If we write \((2\phi + 1)s \) as \(2\phi s + s \), then it becomes more apparent. The length \(\phi s\) is one side of the 36-72-72 triangle DAB. Twice that would be the sum of both legs: DB + DA. Finally, we add s which is the side AB of triangle DAB. The sum of the geometric series is the perimeter of triangle DAB.

The Circumradius of the Smaller Pentagon

The circumradii of the two pentagon would have the same ratio as the sides. We can find the circumradius of the smaller pentagon using this fact. Let’s just call the circumradius of the smaller pentagon x.

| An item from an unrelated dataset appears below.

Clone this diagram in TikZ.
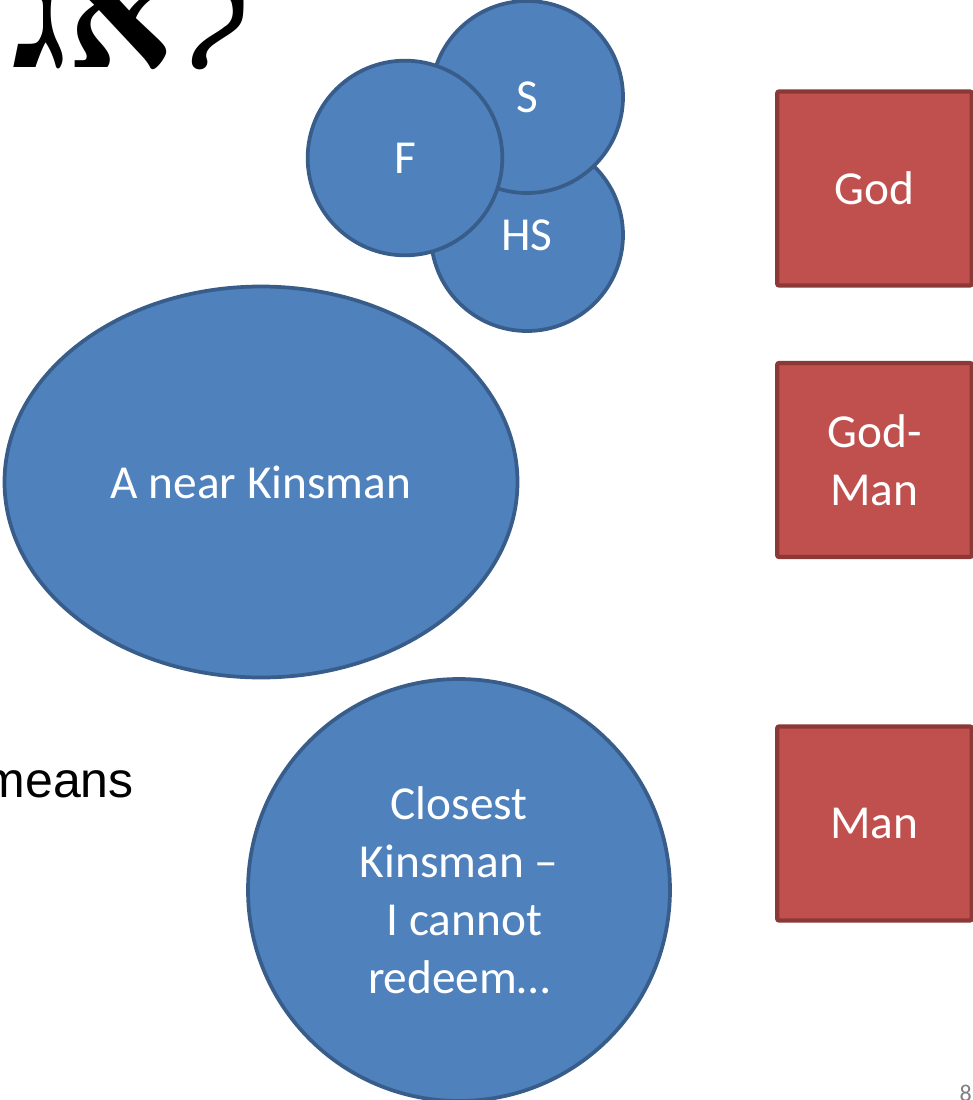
\documentclass[tikz,border=0pt]{standalone}
\usepackage{fontspec}
\setmainfont{Carlito}
\newfontfamily\hebfont[Script=Hebrew]{Liberation Serif}
\newfontfamily\arialfont{Liberation Sans}
\usetikzlibrary{shapes.geometric}
\definecolor{blueFill}{HTML}{4F81BD}
\definecolor{blueLine}{HTML}{385D8A}
\definecolor{redFill}{HTML}{C0504D}
\definecolor{redLine}{HTML}{8C3836}
\tikzset{
  bluecirc/.style={circle, draw=blueLine, fill=blueFill, line width=2.8pt, inner sep=0pt, text=white, align=center, font=\fontsize{35.5}{43.5}\selectfont},
  redbox/.style={rectangle, draw=redLine, fill=redFill, line width=3.2pt, rounded corners=1.5pt, inner sep=0pt, minimum width=146pt, minimum height=145.5pt, text=white, align=center, font=\fontsize{35.5}{43.5}\selectfont}
}
\begin{document}
\begin{tikzpicture}[x=0.75pt,y=0.75pt,yscale=-1]
%set diagram left start at 0, and has height of 1100
\useasboundingbox (0,0) rectangle (973,1100);

%Shape: Circle [id:HS]
\draw (527,235) node (HS) [bluecirc, minimum size=144pt] {HS};
%Shape: Circle [id:S]
\draw (527,97) node (S) [bluecirc, minimum size=144pt] {S};
%Shape: Circle [id:F]
\draw (405,158) node (F) [bluecirc, minimum size=146pt] {F};

%Shape: Ellipse [id:near]
\draw (261,482) node (near) [bluecirc, ellipse, minimum width=384.75pt, minimum height=293.25pt] {A near Kinsman};

%Shape: Circle [id:closest]
\draw (459,890) node (closest) [bluecirc, minimum size=316.5pt] {};
\draw (closest.center) node (closesttext) [text=white, align=center, inner sep=0pt, font=\fontsize{35.5}{43.5}\selectfont] {Closest\\Kinsman --\\\ I cannot\\redeem\ldots};

%Shape: Rectangle [id:god]
\draw (874.5,188.5) node (god) [redbox] {God};
%Shape: Rectangle [id:godman]
\draw (874.5,460) node (godman) [redbox] {God-\\Man};
%Shape: Rectangle [id:man]
\draw (874.5,823.5) node (man) [redbox] {Man};

% Text Node
\draw (12,67) node (goel) [anchor=base west, inner sep=0pt, font=\hebfont\bfseries\fontsize{125}{130}\selectfont] {לאג};
% Text Node
\draw (134,797) node (means) [anchor=base east, inner sep=0pt, font=\arialfont\fontsize{37.5}{44}\selectfont] {means};
% Text Node
\draw (972,1101) node (pagenum) [anchor=base east, inner sep=0pt, text=gray, font=\fontsize{18}{20}\selectfont] {8};

\end{tikzpicture}
\end{document}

(i) \( \frac{s}{\frac{\sqrt{50+10\sqrt{5}}}{10}s} = \frac{\frac{3-\sqrt{5}}{2}s}{x} \)

(ii) \( x = \frac{3-\sqrt{5}}{2}\cdot \frac{\sqrt{50+10\sqrt{5}}}{10}s \)

(iii) \( x = \frac{\sqrt{(14-6\sqrt{5})(50+10\sqrt{5})}}{20}s \)

(iii) \( x = \frac{\sqrt{700+140\sqrt{5}-300\sqrt{5}-300}}{20}s \)

(iii) \( x = \frac{4\sqrt{25-10\sqrt{5}}}{20}s \)

(iii) \( x = \frac{\sqrt{25-10\sqrt{5}}}{5}s \) ≈ \(0.325s\)

The circumradius of the smaller pentagon is \(\frac{\sqrt{25-10\sqrt{5}}}{5}s \) ≈ \(0.325s\).

The Ratios

The ratio of the sides of the two pentagons is \(1 + \phi\). All of the other lengths will also be in the same ratio.